Figure scripts
..............................

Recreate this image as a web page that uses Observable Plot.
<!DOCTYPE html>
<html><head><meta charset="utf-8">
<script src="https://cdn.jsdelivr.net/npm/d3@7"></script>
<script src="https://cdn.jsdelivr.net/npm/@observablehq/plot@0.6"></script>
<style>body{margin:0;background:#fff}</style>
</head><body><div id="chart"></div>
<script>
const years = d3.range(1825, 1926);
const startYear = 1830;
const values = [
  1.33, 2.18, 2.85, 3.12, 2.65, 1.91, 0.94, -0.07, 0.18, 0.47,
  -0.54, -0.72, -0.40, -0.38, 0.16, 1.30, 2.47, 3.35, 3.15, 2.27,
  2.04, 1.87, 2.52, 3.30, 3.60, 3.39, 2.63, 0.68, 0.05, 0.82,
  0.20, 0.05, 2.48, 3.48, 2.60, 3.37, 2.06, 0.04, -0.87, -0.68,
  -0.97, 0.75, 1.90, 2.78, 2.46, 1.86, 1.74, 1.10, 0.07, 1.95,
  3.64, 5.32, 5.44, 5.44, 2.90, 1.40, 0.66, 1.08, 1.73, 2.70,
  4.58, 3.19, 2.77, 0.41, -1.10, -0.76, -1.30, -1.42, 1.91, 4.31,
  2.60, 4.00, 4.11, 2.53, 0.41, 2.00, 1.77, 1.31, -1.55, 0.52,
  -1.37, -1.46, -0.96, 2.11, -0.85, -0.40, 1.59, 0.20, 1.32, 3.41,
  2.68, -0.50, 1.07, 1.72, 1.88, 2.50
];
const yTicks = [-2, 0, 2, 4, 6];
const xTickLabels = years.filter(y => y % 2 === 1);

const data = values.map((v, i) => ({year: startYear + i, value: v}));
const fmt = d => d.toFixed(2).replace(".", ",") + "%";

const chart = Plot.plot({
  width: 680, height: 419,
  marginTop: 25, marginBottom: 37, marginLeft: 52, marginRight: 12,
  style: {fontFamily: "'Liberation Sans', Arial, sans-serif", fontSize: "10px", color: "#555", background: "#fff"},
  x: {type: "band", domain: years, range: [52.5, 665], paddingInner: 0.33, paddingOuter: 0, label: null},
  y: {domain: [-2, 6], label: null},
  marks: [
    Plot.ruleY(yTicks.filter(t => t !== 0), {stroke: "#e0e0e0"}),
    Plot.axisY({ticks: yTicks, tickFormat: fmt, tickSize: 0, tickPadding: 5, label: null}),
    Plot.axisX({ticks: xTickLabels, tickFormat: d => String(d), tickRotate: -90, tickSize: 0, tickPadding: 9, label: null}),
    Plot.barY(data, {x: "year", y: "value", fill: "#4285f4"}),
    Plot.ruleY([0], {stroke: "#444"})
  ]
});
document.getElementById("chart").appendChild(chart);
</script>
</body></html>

..............................

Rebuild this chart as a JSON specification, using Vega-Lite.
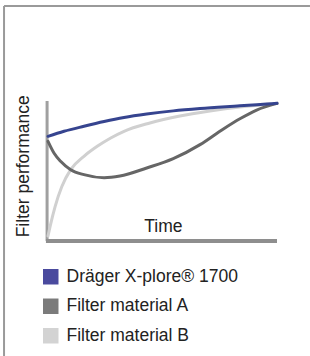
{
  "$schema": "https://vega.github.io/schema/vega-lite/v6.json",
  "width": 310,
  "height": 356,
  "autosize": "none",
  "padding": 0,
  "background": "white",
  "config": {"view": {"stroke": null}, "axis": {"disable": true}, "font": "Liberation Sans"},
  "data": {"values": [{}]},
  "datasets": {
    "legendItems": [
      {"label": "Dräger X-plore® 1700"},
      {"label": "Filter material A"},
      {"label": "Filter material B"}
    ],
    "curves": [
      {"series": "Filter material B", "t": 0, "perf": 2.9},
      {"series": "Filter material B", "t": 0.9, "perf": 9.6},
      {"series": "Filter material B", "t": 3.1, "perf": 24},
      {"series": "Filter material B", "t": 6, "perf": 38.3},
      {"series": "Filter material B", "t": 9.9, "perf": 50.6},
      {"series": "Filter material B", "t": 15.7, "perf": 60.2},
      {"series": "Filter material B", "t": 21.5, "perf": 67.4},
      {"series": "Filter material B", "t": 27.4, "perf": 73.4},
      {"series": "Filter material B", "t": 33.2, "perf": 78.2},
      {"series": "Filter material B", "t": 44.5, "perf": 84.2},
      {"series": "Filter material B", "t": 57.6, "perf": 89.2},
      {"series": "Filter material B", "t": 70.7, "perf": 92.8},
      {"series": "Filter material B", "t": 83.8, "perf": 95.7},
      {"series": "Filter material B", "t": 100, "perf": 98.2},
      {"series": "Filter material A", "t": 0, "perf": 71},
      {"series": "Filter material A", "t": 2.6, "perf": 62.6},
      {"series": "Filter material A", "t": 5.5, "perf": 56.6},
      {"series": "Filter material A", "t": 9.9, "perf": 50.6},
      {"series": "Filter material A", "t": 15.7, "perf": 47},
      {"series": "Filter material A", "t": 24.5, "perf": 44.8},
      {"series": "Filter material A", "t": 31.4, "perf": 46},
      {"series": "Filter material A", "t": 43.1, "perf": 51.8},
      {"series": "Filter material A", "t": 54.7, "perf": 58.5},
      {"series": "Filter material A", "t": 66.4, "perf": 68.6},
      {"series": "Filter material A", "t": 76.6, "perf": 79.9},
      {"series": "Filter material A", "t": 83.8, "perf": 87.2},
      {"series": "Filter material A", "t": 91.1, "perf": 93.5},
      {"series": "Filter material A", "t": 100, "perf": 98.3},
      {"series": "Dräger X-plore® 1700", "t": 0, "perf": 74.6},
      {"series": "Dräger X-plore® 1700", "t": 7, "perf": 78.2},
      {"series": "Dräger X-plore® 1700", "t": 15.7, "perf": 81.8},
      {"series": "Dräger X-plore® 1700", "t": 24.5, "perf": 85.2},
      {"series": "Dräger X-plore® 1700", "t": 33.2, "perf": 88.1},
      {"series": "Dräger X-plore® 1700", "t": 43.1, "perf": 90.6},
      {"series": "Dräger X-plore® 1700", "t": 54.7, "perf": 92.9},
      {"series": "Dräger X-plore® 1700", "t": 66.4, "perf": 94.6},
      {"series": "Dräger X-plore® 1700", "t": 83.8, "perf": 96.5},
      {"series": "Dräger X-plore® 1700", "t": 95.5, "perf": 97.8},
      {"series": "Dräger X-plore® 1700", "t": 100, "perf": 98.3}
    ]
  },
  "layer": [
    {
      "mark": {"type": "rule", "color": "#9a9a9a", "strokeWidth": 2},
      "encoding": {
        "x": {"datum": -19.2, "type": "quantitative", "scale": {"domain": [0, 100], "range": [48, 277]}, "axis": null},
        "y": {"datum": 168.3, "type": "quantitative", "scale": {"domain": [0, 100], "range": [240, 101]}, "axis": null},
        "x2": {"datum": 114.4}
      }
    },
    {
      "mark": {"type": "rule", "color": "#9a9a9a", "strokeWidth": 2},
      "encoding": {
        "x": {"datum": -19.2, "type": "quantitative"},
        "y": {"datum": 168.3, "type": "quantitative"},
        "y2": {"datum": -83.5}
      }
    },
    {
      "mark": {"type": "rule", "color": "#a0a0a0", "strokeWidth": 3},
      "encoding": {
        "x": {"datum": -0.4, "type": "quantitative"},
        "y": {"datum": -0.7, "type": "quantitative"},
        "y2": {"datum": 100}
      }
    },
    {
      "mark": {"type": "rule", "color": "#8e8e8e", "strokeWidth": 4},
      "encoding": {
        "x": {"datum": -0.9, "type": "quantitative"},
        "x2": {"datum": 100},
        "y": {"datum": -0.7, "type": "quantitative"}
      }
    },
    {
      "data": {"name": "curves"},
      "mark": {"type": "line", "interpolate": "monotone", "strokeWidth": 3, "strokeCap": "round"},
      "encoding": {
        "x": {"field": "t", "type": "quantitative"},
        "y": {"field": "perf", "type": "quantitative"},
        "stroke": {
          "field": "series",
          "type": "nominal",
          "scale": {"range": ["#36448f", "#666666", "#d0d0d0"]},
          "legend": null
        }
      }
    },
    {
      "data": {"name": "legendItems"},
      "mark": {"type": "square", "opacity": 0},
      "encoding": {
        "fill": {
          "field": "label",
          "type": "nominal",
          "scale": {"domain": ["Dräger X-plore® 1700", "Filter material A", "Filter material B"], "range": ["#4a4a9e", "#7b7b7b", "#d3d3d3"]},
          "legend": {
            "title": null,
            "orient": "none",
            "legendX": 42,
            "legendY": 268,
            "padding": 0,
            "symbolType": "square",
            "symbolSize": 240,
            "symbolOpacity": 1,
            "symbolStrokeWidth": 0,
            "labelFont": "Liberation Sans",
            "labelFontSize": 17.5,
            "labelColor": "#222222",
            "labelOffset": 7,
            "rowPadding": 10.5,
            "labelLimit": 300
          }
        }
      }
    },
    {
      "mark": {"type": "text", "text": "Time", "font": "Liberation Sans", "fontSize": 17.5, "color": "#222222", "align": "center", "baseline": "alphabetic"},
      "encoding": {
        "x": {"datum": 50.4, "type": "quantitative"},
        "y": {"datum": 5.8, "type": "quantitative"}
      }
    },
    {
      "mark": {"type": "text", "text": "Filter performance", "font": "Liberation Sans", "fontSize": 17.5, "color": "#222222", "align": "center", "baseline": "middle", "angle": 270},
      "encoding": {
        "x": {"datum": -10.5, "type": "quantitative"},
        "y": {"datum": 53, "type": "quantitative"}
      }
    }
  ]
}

..............................

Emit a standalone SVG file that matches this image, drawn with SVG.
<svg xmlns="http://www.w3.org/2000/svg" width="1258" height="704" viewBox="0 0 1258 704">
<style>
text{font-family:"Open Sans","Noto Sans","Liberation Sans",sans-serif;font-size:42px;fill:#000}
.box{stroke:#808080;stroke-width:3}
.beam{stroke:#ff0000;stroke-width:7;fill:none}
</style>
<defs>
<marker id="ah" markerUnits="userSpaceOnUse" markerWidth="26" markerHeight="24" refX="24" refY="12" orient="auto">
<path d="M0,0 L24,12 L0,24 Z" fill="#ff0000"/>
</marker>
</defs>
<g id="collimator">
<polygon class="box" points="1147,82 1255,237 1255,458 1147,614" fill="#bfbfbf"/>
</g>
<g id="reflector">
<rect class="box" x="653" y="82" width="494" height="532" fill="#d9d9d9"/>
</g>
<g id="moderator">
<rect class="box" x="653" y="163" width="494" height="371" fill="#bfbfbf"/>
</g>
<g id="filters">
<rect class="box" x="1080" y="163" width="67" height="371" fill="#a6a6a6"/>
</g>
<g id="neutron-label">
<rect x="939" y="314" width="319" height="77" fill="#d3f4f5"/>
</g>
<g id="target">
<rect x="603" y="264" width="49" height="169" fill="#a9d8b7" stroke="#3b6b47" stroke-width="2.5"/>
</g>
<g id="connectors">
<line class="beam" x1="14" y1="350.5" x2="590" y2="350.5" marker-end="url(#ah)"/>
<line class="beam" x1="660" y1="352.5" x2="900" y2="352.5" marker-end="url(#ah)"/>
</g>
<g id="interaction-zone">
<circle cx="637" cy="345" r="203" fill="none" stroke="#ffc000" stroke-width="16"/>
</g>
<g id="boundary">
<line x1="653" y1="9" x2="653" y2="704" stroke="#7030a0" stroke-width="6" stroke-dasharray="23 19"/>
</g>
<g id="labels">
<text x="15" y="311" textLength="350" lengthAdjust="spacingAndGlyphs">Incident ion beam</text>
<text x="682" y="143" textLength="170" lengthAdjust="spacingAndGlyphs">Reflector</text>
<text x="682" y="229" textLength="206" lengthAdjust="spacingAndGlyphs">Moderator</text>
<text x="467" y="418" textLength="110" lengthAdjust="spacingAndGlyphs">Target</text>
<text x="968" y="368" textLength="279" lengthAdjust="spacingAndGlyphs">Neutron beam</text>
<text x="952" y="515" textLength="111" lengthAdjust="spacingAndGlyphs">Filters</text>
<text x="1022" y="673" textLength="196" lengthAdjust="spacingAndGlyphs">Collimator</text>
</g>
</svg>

..............................

Set task: In the listing above, find the line with "Recreate this image" and the line with "const fmt = d", then print exactly those two lines and every line between them, and nothing more.

Result for this task:
Recreate this image as a web page that uses Observable Plot.
<!DOCTYPE html>
<html><head><meta charset="utf-8">
<script src="https://cdn.jsdelivr.net/npm/d3@7"></script>
<script src="https://cdn.jsdelivr.net/npm/@observablehq/plot@0.6"></script>
<style>body{margin:0;background:#fff}</style>
</head><body><div id="chart"></div>
<script>
const years = d3.range(1825, 1926);
const startYear = 1830;
const values = [
  1.33, 2.18, 2.85, 3.12, 2.65, 1.91, 0.94, -0.07, 0.18, 0.47,
  -0.54, -0.72, -0.40, -0.38, 0.16, 1.30, 2.47, 3.35, 3.15, 2.27,
  2.04, 1.87, 2.52, 3.30, 3.60, 3.39, 2.63, 0.68, 0.05, 0.82,
  0.20, 0.05, 2.48, 3.48, 2.60, 3.37, 2.06, 0.04, -0.87, -0.68,
  -0.97, 0.75, 1.90, 2.78, 2.46, 1.86, 1.74, 1.10, 0.07, 1.95,
  3.64, 5.32, 5.44, 5.44, 2.90, 1.40, 0.66, 1.08, 1.73, 2.70,
  4.58, 3.19, 2.77, 0.41, -1.10, -0.76, -1.30, -1.42, 1.91, 4.31,
  2.60, 4.00, 4.11, 2.53, 0.41, 2.00, 1.77, 1.31, -1.55, 0.52,
  -1.37, -1.46, -0.96, 2.11, -0.85, -0.40, 1.59, 0.20, 1.32, 3.41,
  2.68, -0.50, 1.07, 1.72, 1.88, 2.50
];
const yTicks = [-2, 0, 2, 4, 6];
const xTickLabels = years.filter(y => y % 2 === 1);

const data = values.map((v, i) => ({year: startYear + i, value: v}));
const fmt = d => d.toFixed(2).replace(".", ",") + "%";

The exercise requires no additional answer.